═════ INFORMATION SUPPLIED ═════

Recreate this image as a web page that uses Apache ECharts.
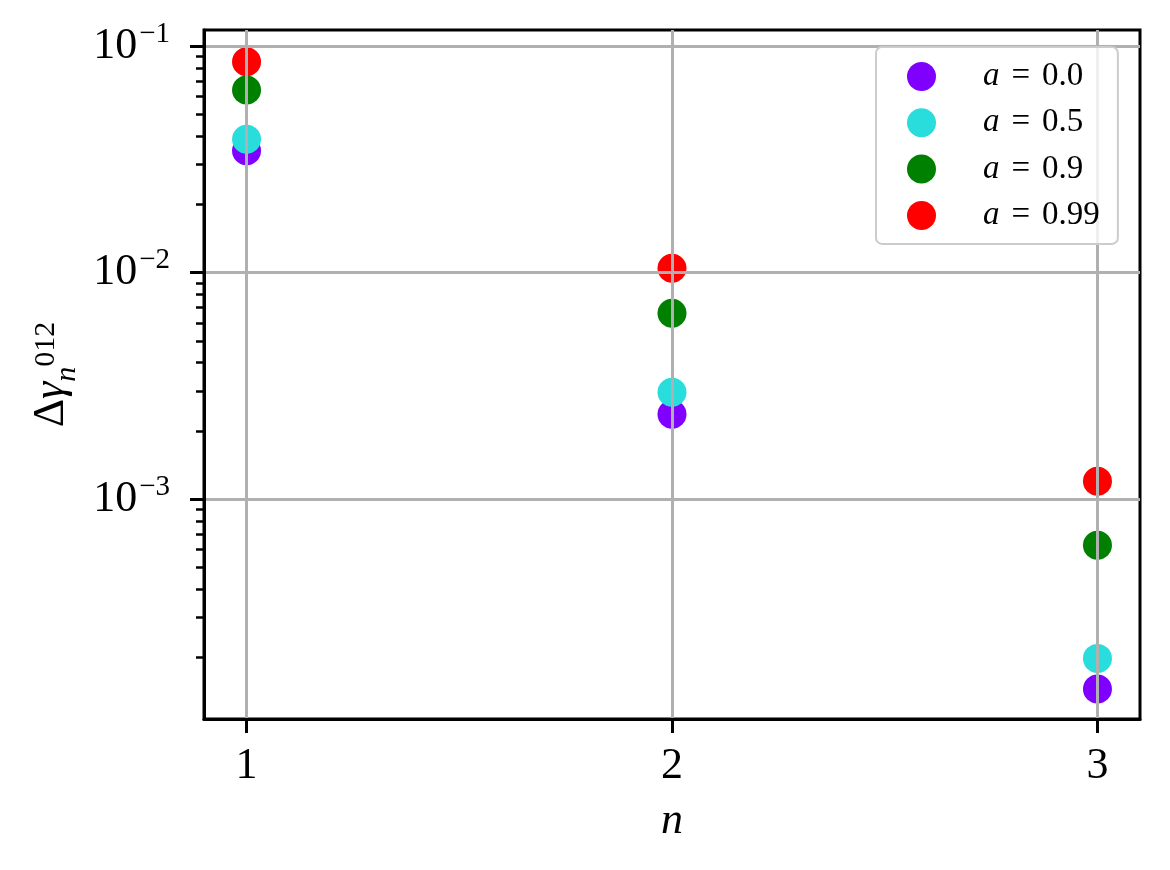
<!DOCTYPE html>
<html>
<head>
<meta charset="utf-8">
<script src="https://cdn.jsdelivr.net/npm/echarts@6/dist/echarts.min.js"></script>
<style>
  html, body { margin: 0; padding: 0; background: #fff; }
  #chart { width: 1170px; height: 870px; }
</style>
</head>
<body>
<div id="chart"></div>
<script>
// data
const nValues = [1, 2, 3];
const spinLabels = ["0.0", "0.5", "0.9", "0.99"];
const gammaA00 = [0.0345, 0.00237, 0.000145];
const gammaA05 = [0.0388, 0.00296, 0.000198];
const gammaA09 = [0.0640, 0.00661, 0.000626];
const gammaA099 = [0.0853, 0.01044, 0.00120];
const colors = ["#7f00ff", "#2adddd", "#008000", "#ff0000"];
const xTicks = [1, 2, 3];
const yMajorExp = [-3, -2, -1];

const yMin = -3.971, yMax = -0.929;
const serif = '"Liberation Serif", "DejaVu Serif", serif';

// minor log ticks (2..9 x 10^k) inside the range
const yMinor = [];
for (let k = -4; k <= -1; k++) {
  for (let m = 2; m <= 9; m++) {
    const v = Math.log10(m) + k;
    if (v > yMin && v < yMax) yMinor.push(v);
  }
}

const allSeries = [gammaA00, gammaA05, gammaA09, gammaA099];

const chart = echarts.init(document.getElementById("chart"));

chart.setOption({
  animation: false,
  backgroundColor: "#fff",
  textStyle: { fontFamily: serif },
  grid: {
    left: 204, right: 30, top: 30, bottom: 151,
    show: true, borderColor: "#000", borderWidth: 3,
    outerBoundsMode: "none"
  },
  legend: {
    left: 876, top: 47, orient: "vertical", z: 10,
    padding: [13, 12, 12, 31],
    itemWidth: 29, itemHeight: 29, itemGap: 13.3,
    icon: "circle",
    backgroundColor: "rgba(255,255,255,0.8)",
    borderColor: "#cccccc", borderWidth: 2, borderRadius: 6,
    formatter: name => "{gap|}{i|a}{eq|=}{v|" + name + "}",
    textStyle: {
      fontFamily: serif, fontSize: 33, lineHeight: 29, color: "#000",
      rich: {
        gap: { width: 42, lineHeight: 29 },
        i: { fontFamily: serif, fontSize: 33, fontStyle: "italic", lineHeight: 29 },
        eq: { fontFamily: serif, fontSize: 33, padding: [0, 12, 0, 12], lineHeight: 29 },
        v: { fontFamily: serif, fontSize: 33, lineHeight: 29, padding: [0, 6, 0, 0] }
      }
    }
  },
  xAxis: {
    type: "value", min: 0.9, max: 3.1, z: 3,
    name: "n", nameLocation: "middle", nameGap: 80,
    nameMoveOverlap: false,
    nameTextStyle: { fontFamily: serif, fontSize: 44, fontStyle: "italic", color: "#000" },
    axisLine: { show: true, lineStyle: { color: "#000", width: 3 } },
    axisTick: { show: true, customValues: xTicks, length: 14, lineStyle: { color: "#000", width: 3 } },
    axisLabel: { customValues: xTicks, margin: 25, fontFamily: serif, fontSize: 44, color: "#000" },
    splitLine: { show: true, lineStyle: { color: "#b0b0b0", width: 3 } }
  },
  yAxis: [{
    type: "value", min: yMin, max: yMax, z: 3,
    name: "Δ{g|γ}{sub|n}{sup|012}", nameLocation: "middle", nameGap: 122,
    nameMoveOverlap: false,
    nameTextStyle: {
      fontFamily: serif, fontSize: 44, color: "#000", lineHeight: 62,
      rich: {
        g: { fontFamily: serif, fontSize: 44, fontStyle: "italic", lineHeight: 62 },
        sub: { fontFamily: serif, fontSize: 30, fontStyle: "italic", lineHeight: 30, verticalAlign: "bottom" },
        sup: { fontFamily: serif, fontSize: 30, lineHeight: 30, padding: [0, 0, 10, 0] }
      }
    },
    axisLine: { show: true, lineStyle: { color: "#000", width: 3 } },
    axisTick: { show: true, customValues: yMajorExp, length: 14, lineStyle: { color: "#000", width: 3 } },
    axisLabel: {
      customValues: yMajorExp, margin: 34, color: "#000",
      formatter: v => "{b|10}{s|−" + Math.round(-v) + "}",
      rich: {
        b: { fontFamily: serif, fontSize: 44, lineHeight: 44 },
        s: { fontFamily: serif, fontSize: 29, lineHeight: 29, padding: [0, 0, 24, 2] }
      }
    },
    splitLine: { show: true, lineStyle: { color: "#b0b0b0", width: 3 } }
  }, {
    type: "value", min: yMin, max: yMax, position: "left", z: 3,
    axisLine: { show: false },
    axisTick: { show: true, customValues: yMinor, length: 8, lineStyle: { color: "#000", width: 2.5 } },
    axisLabel: { show: false },
    splitLine: { show: false }
  }],
  series: allSeries.map((vals, i) => ({
    name: spinLabels[i],
    type: "scatter",
    z: 2,
    symbolSize: 29,
    itemStyle: { color: colors[i], opacity: 1 },
    data: vals.map((v, j) => [nValues[j], Math.log10(v)])
  }))
});
</script>
</body>
</html>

═════

Return to the listing above and set it down exactly, leaving out its pictures.

* _RESPONSE TO THE TASK_:
Recreate this image as a web page that uses Apache ECharts.
<!DOCTYPE html>
<html>
<head>
<meta charset="utf-8">
<script src="https://cdn.jsdelivr.net/npm/echarts@6/dist/echarts.min.js"></script>
<style>
  html, body { margin: 0; padding: 0; background: #fff; }
  #chart { width: 1170px; height: 870px; }
</style>
</head>
<body>
<div id="chart"></div>
<script>
// data
const nValues = [1, 2, 3];
const spinLabels = ["0.0", "0.5", "0.9", "0.99"];
const gammaA00 = [0.0345, 0.00237, 0.000145];
const gammaA05 = [0.0388, 0.00296, 0.000198];
const gammaA09 = [0.0640, 0.00661, 0.000626];
const gammaA099 = [0.0853, 0.01044, 0.00120];
const colors = ["#7f00ff", "#2adddd", "#008000", "#ff0000"];
const xTicks = [1, 2, 3];
const yMajorExp = [-3, -2, -1];

const yMin = -3.971, yMax = -0.929;
const serif = '"Liberation Serif", "DejaVu Serif", serif';

// minor log ticks (2..9 x 10^k) inside the range
const yMinor = [];
for (let k = -4; k <= -1; k++) {
  for (let m = 2; m <= 9; m++) {
    const v = Math.log10(m) + k;
    if (v > yMin && v < yMax) yMinor.push(v);
  }
}

const allSeries = [gammaA00, gammaA05, gammaA09, gammaA099];

const chart = echarts.init(document.getElementById("chart"));

chart.setOption({
  animation: false,
  backgroundColor: "#fff",
  textStyle: { fontFamily: serif },
  grid: {
    left: 204, right: 30, top: 30, bottom: 151,
    show: true, borderColor: "#000", borderWidth: 3,
    outerBoundsMode: "none"
  },
  legend: {
    left: 876, top: 47, orient: "vertical", z: 10,
    padding: [13, 12, 12, 31],
    itemWidth: 29, itemHeight: 29, itemGap: 13.3,
    icon: "circle",
    backgroundColor: "rgba(255,255,255,0.8)",
    borderColor: "#cccccc", borderWidth: 2, borderRadius: 6,
    formatter: name => "{gap|}{i|a}{eq|=}{v|" + name + "}",
    textStyle: {
      fontFamily: serif, fontSize: 33, lineHeight: 29, color: "#000",
      rich: {
        gap: { width: 42, lineHeight: 29 },
        i: { fontFamily: serif, fontSize: 33, fontStyle: "italic", lineHeight: 29 },
        eq: { fontFamily: serif, fontSize: 33, padding: [0, 12, 0, 12], lineHeight: 29 },
        v: { fontFamily: serif, fontSize: 33, lineHeight: 29, padding: [0, 6, 0, 0] }
      }
    }
  },
  xAxis: {
    type: "value", min: 0.9, max: 3.1, z: 3,
    name: "n", nameLocation: "middle", nameGap: 80,
    nameMoveOverlap: false,
    nameTextStyle: { fontFamily: serif, fontSize: 44, fontStyle: "italic", color: "#000" },
    axisLine: { show: true, lineStyle: { color: "#000", width: 3 } },
    axisTick: { show: true, customValues: xTicks, length: 14, lineStyle: { color: "#000", width: 3 } },
    axisLabel: { customValues: xTicks, margin: 25, fontFamily: serif, fontSize: 44, color: "#000" },
    splitLine: { show: true, lineStyle: { color: "#b0b0b0", width: 3 } }
  },
  yAxis: [{
    type: "value", min: yMin, max: yMax, z: 3,
    name: "Δ{g|γ}{sub|n}{sup|012}", nameLocation: "middle", nameGap: 122,
    nameMoveOverlap: false,
    nameTextStyle: {
      fontFamily: serif, fontSize: 44, color: "#000", lineHeight: 62,
      rich: {
        g: { fontFamily: serif, fontSize: 44, fontStyle: "italic", lineHeight: 62 },
        sub: { fontFamily: serif, fontSize: 30, fontStyle: "italic", lineHeight: 30, verticalAlign: "bottom" },
        sup: { fontFamily: serif, fontSize: 30, lineHeight: 30, padding: [0, 0, 10, 0] }
      }
    },
    axisLine: { show: true, lineStyle: { color: "#000", width: 3 } },
    axisTick: { show: true, customValues: yMajorExp, length: 14, lineStyle: { color: "#000", width: 3 } },
    axisLabel: {
      customValues: yMajorExp, margin: 34, color: "#000",
      formatter: v => "{b|10}{s|−" + Math.round(-v) + "}",
      rich: {
        b: { fontFamily: serif, fontSize: 44, lineHeight: 44 },
        s: { fontFamily: serif, fontSize: 29, lineHeight: 29, padding: [0, 0, 24, 2] }
      }
    },
    splitLine: { show: true, lineStyle: { color: "#b0b0b0", width: 3 } }
  }, {
    type: "value", min: yMin, max: yMax, position: "left", z: 3,
    axisLine: { show: false },
    axisTick: { show: true, customValues: yMinor, length: 8, lineStyle: { color: "#000", width: 2.5 } },
    axisLabel: { show: false },
    splitLine: { show: false }
  }],
  series: allSeries.map((vals, i) => ({
    name: spinLabels[i],
    type: "scatter",
    z: 2,
    symbolSize: 29,
    itemStyle: { color: colors[i], opacity: 1 },
    data: vals.map((v, j) => [nValues[j], Math.log10(v)])
  }))
});
</script>
</body>
</html>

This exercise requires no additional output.